Your task is to retype the lines from the opening of the material through the line that includes "ctx.stroke();". Do not copy the pictures.

- Available data -

— Begin —

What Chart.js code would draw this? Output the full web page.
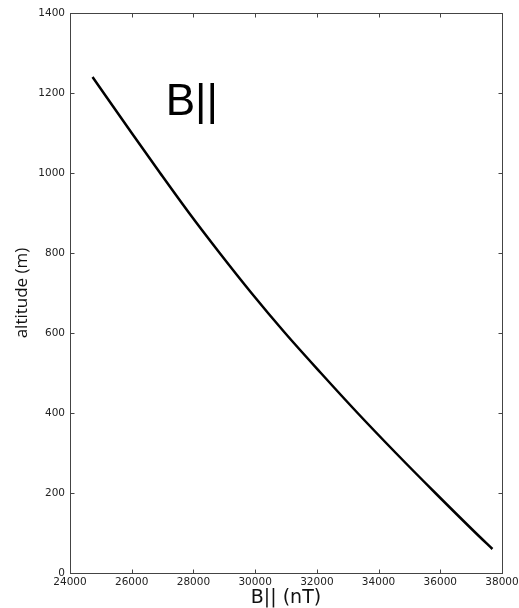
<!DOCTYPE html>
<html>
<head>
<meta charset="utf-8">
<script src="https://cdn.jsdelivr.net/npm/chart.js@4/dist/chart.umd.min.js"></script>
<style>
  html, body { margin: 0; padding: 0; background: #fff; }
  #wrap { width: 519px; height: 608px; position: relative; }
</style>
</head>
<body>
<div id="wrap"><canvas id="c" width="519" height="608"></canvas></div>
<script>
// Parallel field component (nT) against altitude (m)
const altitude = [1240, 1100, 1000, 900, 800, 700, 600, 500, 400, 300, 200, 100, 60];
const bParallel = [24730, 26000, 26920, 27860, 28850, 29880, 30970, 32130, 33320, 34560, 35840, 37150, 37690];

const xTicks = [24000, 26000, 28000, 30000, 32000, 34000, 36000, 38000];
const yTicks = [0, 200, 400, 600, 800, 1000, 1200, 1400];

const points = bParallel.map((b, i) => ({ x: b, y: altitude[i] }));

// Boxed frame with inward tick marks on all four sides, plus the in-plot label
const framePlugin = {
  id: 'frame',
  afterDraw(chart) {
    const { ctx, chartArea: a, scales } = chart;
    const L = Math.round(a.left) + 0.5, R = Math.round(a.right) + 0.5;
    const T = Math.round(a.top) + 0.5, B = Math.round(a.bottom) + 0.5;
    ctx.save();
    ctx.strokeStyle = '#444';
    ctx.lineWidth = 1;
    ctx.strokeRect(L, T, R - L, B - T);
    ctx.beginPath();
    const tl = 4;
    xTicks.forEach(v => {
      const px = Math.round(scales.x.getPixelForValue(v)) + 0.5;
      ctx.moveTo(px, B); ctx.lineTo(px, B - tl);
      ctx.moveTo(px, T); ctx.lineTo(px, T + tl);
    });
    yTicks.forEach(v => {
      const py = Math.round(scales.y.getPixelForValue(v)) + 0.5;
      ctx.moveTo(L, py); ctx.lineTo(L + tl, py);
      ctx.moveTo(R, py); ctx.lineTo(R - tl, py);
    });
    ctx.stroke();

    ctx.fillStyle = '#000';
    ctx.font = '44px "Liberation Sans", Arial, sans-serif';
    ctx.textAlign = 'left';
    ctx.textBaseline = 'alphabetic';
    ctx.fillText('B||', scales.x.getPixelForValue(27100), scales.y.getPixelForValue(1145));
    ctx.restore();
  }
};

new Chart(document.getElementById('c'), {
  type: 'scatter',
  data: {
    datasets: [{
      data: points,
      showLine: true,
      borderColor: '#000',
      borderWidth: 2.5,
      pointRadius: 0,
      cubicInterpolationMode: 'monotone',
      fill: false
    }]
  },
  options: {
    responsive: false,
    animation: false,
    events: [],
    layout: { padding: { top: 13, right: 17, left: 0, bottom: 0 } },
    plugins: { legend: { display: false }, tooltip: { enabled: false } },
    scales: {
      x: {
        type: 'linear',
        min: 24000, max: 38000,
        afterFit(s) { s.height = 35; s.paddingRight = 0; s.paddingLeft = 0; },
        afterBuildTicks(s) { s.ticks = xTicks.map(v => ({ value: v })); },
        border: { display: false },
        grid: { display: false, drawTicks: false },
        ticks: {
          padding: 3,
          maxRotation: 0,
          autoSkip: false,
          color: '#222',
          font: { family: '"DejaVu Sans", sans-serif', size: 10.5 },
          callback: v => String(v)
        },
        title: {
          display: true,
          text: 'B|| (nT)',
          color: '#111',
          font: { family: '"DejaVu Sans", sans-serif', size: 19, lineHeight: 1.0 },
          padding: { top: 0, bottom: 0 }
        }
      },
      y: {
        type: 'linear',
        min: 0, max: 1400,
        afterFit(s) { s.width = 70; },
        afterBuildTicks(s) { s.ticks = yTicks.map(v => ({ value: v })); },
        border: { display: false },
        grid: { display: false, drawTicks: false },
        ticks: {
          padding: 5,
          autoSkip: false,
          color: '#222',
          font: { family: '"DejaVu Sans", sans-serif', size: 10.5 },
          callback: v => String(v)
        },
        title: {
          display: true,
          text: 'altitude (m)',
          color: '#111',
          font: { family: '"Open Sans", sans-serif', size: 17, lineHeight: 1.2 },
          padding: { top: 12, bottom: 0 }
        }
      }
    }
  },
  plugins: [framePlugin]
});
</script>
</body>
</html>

— End —

- The reply -
What Chart.js code would draw this? Output the full web page.
<!DOCTYPE html>
<html>
<head>
<meta charset="utf-8">
<script src="https://cdn.jsdelivr.net/npm/chart.js@4/dist/chart.umd.min.js"></script>
<style>
  html, body { margin: 0; padding: 0; background: #fff; }
  #wrap { width: 519px; height: 608px; position: relative; }
</style>
</head>
<body>
<div id="wrap"><canvas id="c" width="519" height="608"></canvas></div>
<script>
// Parallel field component (nT) against altitude (m)
const altitude = [1240, 1100, 1000, 900, 800, 700, 600, 500, 400, 300, 200, 100, 60];
const bParallel = [24730, 26000, 26920, 27860, 28850, 29880, 30970, 32130, 33320, 34560, 35840, 37150, 37690];

const xTicks = [24000, 26000, 28000, 30000, 32000, 34000, 36000, 38000];
const yTicks = [0, 200, 400, 600, 800, 1000, 1200, 1400];

const points = bParallel.map((b, i) => ({ x: b, y: altitude[i] }));

// Boxed frame with inward tick marks on all four sides, plus the in-plot label
const framePlugin = {
  id: 'frame',
  afterDraw(chart) {
    const { ctx, chartArea: a, scales } = chart;
    const L = Math.round(a.left) + 0.5, R = Math.round(a.right) + 0.5;
    const T = Math.round(a.top) + 0.5, B = Math.round(a.bottom) + 0.5;
    ctx.save();
    ctx.strokeStyle = '#444';
    ctx.lineWidth = 1;
    ctx.strokeRect(L, T, R - L, B - T);
    ctx.beginPath();
    const tl = 4;
    xTicks.forEach(v => {
      const px = Math.round(scales.x.getPixelForValue(v)) + 0.5;
      ctx.moveTo(px, B); ctx.lineTo(px, B - tl);
      ctx.moveTo(px, T); ctx.lineTo(px, T + tl);
    });
    yTicks.forEach(v => {
      const py = Math.round(scales.y.getPixelForValue(v)) + 0.5;
      ctx.moveTo(L, py); ctx.lineTo(L + tl, py);
      ctx.moveTo(R, py); ctx.lineTo(R - tl, py);
    });
    ctx.stroke();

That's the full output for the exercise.